- Goal of the exercise
Write out the full listing exactly as given, minus the images.

- Recorded information
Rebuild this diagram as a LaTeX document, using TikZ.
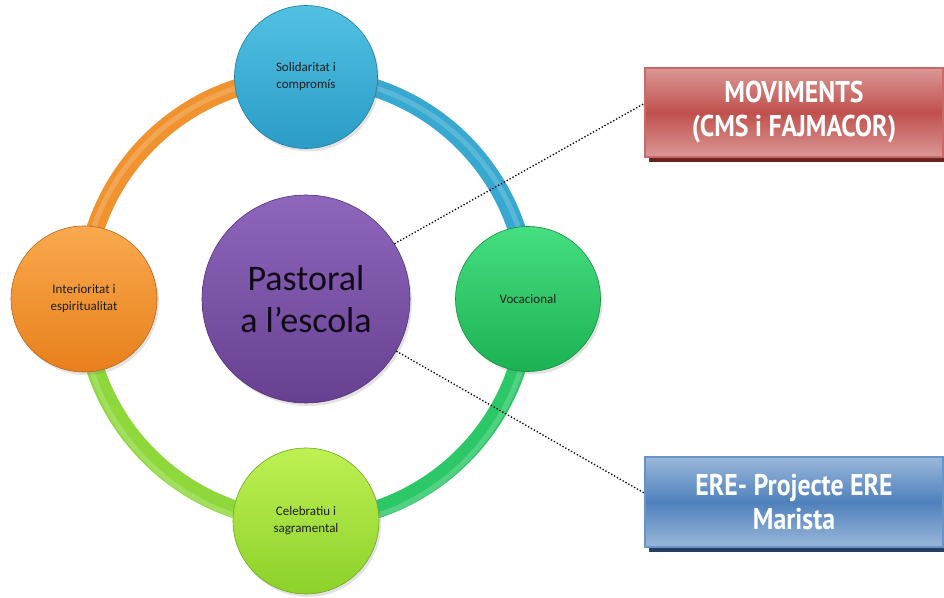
\documentclass[tikz,border=0pt]{standalone}
\usepackage{fontspec}
\setmainfont{Carlito}
\newfontfamily\boxfont[FakeStretch=0.86]{PT Sans Bold}
\usetikzlibrary{shadows}
\definecolor{cTopA}{HTML}{52C0E3}\definecolor{cTopB}{HTML}{2A9CC6}
\definecolor{cRgtA}{HTML}{45DE80}\definecolor{cRgtB}{HTML}{1BB253}
\definecolor{cBotA}{HTML}{BEF153}\definecolor{cBotB}{HTML}{8CD12A}
\definecolor{cLftA}{HTML}{F9A94E}\definecolor{cLftB}{HTML}{E8801C}
\definecolor{cCenA}{HTML}{8E66BC}\definecolor{cCenB}{HTML}{674092}
\definecolor{rBlue}{HTML}{37A8D0}\definecolor{rGreen}{HTML}{2CC868}
\definecolor{rLime}{HTML}{8FD83C}\definecolor{rOrange}{HTML}{F0922E}
\definecolor{redA}{HTML}{DA9896}\definecolor{redB}{HTML}{C0504D}\definecolor{redD}{HTML}{6B2321}
\definecolor{bluA}{HTML}{9AB7DA}\definecolor{bluB}{HTML}{4F81BD}\definecolor{bluD}{HTML}{243F60}
\definecolor{txt}{HTML}{1E1E1E}
\tikzset{
  disc/.style={circle, minimum size=#1, inner sep=0pt, align=center, text=txt,
    drop shadow={opacity=0.22, shadow xshift=2pt, shadow yshift=-3pt}},
  small/.style={font=\fontsize{13}{17}\selectfont},
  ringarc/.style={line width=18pt},
  ringhl/.style={line width=5pt, white, opacity=0.18},
  tag/.style={minimum width=298pt, minimum height=89pt, inner sep=0pt, align=center,
    text=white, font=\boxfont\fontsize{30}{34}\selectfont, line width=1.5pt},
  link/.style={dotted, line width=1.3pt, black}
}
\begin{document}
\begin{tikzpicture}[x=1pt,y=1pt]
\useasboundingbox (0,0) rectangle (944,597);
\fill[white] (0,0) rectangle (944,597);
% hub and ring positions
\coordinate (o) at (306,298);
\coordinate (pt) at (306,520);
\coordinate (pr) at (528,298);
\coordinate (pb) at (306,76);
\coordinate (pl) at (84,298);
% ring arcs
\draw[ringarc, rBlue]   (pt) arc[start angle=90,  end angle=0,   radius=222];
\draw[ringarc, rGreen]  (pr) arc[start angle=0,   end angle=-90, radius=222];
\draw[ringarc, rLime]   (pb) arc[start angle=-90, end angle=-180,radius=222];
\draw[ringarc, rOrange] (pl) arc[start angle=180, end angle=90,  radius=222];
\draw[ringhl] (pt) arc[start angle=90,  end angle=-270, radius=225];
% circles
\node[disc=143pt, top color=cTopA, bottom color=cTopB, draw=cTopB!80!black, line width=0.6pt, small] (top) at (pt) {Solidaritat i\\compromís};
\node[disc=145pt, top color=cRgtA, bottom color=cRgtB, draw=cRgtB!80!black, line width=0.6pt, small] (right) at (pr) {Vocacional};
\node[disc=146pt, top color=cBotA, bottom color=cBotB, draw=cBotB!80!black, line width=0.6pt, small] (bottom) at (pb) {Celebratiu i\\sagramental};
\node[disc=146pt, top color=cLftA, bottom color=cLftB, draw=cLftB!80!black, line width=0.6pt, small] (left) at (pl) {Interioritat i\\espiritualitat};
\node[disc=208pt, top color=cCenA, bottom color=cCenB, draw=cCenB!80!black, line width=0.6pt,
      font=\fontsize{36}{42}\selectfont, text=black!85!cCenB] (c) at (o) {Pastoral\\a l’escola};
% boxes
\fill[redD] (649,435) rectangle (948,524);
\node[tag, top color=redA, bottom color=redA, middle color=redB, draw=redB!85!white] (mov) at (794,484.5) {MOVIMENTS\\(CMS i FAJMACOR)};
\fill[bluD] (649,45) rectangle (948,135);
\node[tag, minimum height=90pt, top color=bluA, bottom color=bluA, middle color=bluB, draw=bluB!85!white] (ere) at (794,95) {ERE- Projecte ERE\\Marista};
% links
\draw[link] (c.32) -- ([yshift=9pt]mov.west);
\draw[link] (c.-30) -- ([yshift=9pt]ere.west);
\end{tikzpicture}
\end{document}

- Result
Rebuild this diagram as a LaTeX document, using TikZ.
\documentclass[tikz,border=0pt]{standalone}
\usepackage{fontspec}
\setmainfont{Carlito}
\newfontfamily\boxfont[FakeStretch=0.86]{PT Sans Bold}
\usetikzlibrary{shadows}
\definecolor{cTopA}{HTML}{52C0E3}\definecolor{cTopB}{HTML}{2A9CC6}
\definecolor{cRgtA}{HTML}{45DE80}\definecolor{cRgtB}{HTML}{1BB253}
\definecolor{cBotA}{HTML}{BEF153}\definecolor{cBotB}{HTML}{8CD12A}
\definecolor{cLftA}{HTML}{F9A94E}\definecolor{cLftB}{HTML}{E8801C}
\definecolor{cCenA}{HTML}{8E66BC}\definecolor{cCenB}{HTML}{674092}
\definecolor{rBlue}{HTML}{37A8D0}\definecolor{rGreen}{HTML}{2CC868}
\definecolor{rLime}{HTML}{8FD83C}\definecolor{rOrange}{HTML}{F0922E}
\definecolor{redA}{HTML}{DA9896}\definecolor{redB}{HTML}{C0504D}\definecolor{redD}{HTML}{6B2321}
\definecolor{bluA}{HTML}{9AB7DA}\definecolor{bluB}{HTML}{4F81BD}\definecolor{bluD}{HTML}{243F60}
\definecolor{txt}{HTML}{1E1E1E}
\tikzset{
  disc/.style={circle, minimum size=#1, inner sep=0pt, align=center, text=txt,
    drop shadow={opacity=0.22, shadow xshift=2pt, shadow yshift=-3pt}},
  small/.style={font=\fontsize{13}{17}\selectfont},
  ringarc/.style={line width=18pt},
  ringhl/.style={line width=5pt, white, opacity=0.18},
  tag/.style={minimum width=298pt, minimum height=89pt, inner sep=0pt, align=center,
    text=white, font=\boxfont\fontsize{30}{34}\selectfont, line width=1.5pt},
  link/.style={dotted, line width=1.3pt, black}
}
\begin{document}
\begin{tikzpicture}[x=1pt,y=1pt]
\useasboundingbox (0,0) rectangle (944,597);
\fill[white] (0,0) rectangle (944,597);
% hub and ring positions
\coordinate (o) at (306,298);
\coordinate (pt) at (306,520);
\coordinate (pr) at (528,298);
\coordinate (pb) at (306,76);
\coordinate (pl) at (84,298);
% ring arcs
\draw[ringarc, rBlue]   (pt) arc[start angle=90,  end angle=0,   radius=222];
\draw[ringarc, rGreen]  (pr) arc[start angle=0,   end angle=-90, radius=222];
\draw[ringarc, rLime]   (pb) arc[start angle=-90, end angle=-180,radius=222];
\draw[ringarc, rOrange] (pl) arc[start angle=180, end angle=90,  radius=222];
\draw[ringhl] (pt) arc[start angle=90,  end angle=-270, radius=225];
% circles
\node[disc=143pt, top color=cTopA, bottom color=cTopB, draw=cTopB!80!black, line width=0.6pt, small] (top) at (pt) {Solidaritat i\\compromís};
\node[disc=145pt, top color=cRgtA, bottom color=cRgtB, draw=cRgtB!80!black, line width=0.6pt, small] (right) at (pr) {Vocacional};
\node[disc=146pt, top color=cBotA, bottom color=cBotB, draw=cBotB!80!black, line width=0.6pt, small] (bottom) at (pb) {Celebratiu i\\sagramental};
\node[disc=146pt, top color=cLftA, bottom color=cLftB, draw=cLftB!80!black, line width=0.6pt, small] (left) at (pl) {Interioritat i\\espiritualitat};
\node[disc=208pt, top color=cCenA, bottom color=cCenB, draw=cCenB!80!black, line width=0.6pt,
      font=\fontsize{36}{42}\selectfont, text=black!85!cCenB] (c) at (o) {Pastoral\\a l’escola};
% boxes
\fill[redD] (649,435) rectangle (948,524);
\node[tag, top color=redA, bottom color=redA, middle color=redB, draw=redB!85!white] (mov) at (794,484.5) {MOVIMENTS\\(CMS i FAJMACOR)};
\fill[bluD] (649,45) rectangle (948,135);
\node[tag, minimum height=90pt, top color=bluA, bottom color=bluA, middle color=bluB, draw=bluB!85!white] (ere) at (794,95) {ERE- Projecte ERE\\Marista};
% links
\draw[link] (c.32) -- ([yshift=9pt]mov.west);
\draw[link] (c.-30) -- ([yshift=9pt]ere.west);
\end{tikzpicture}
\end{document}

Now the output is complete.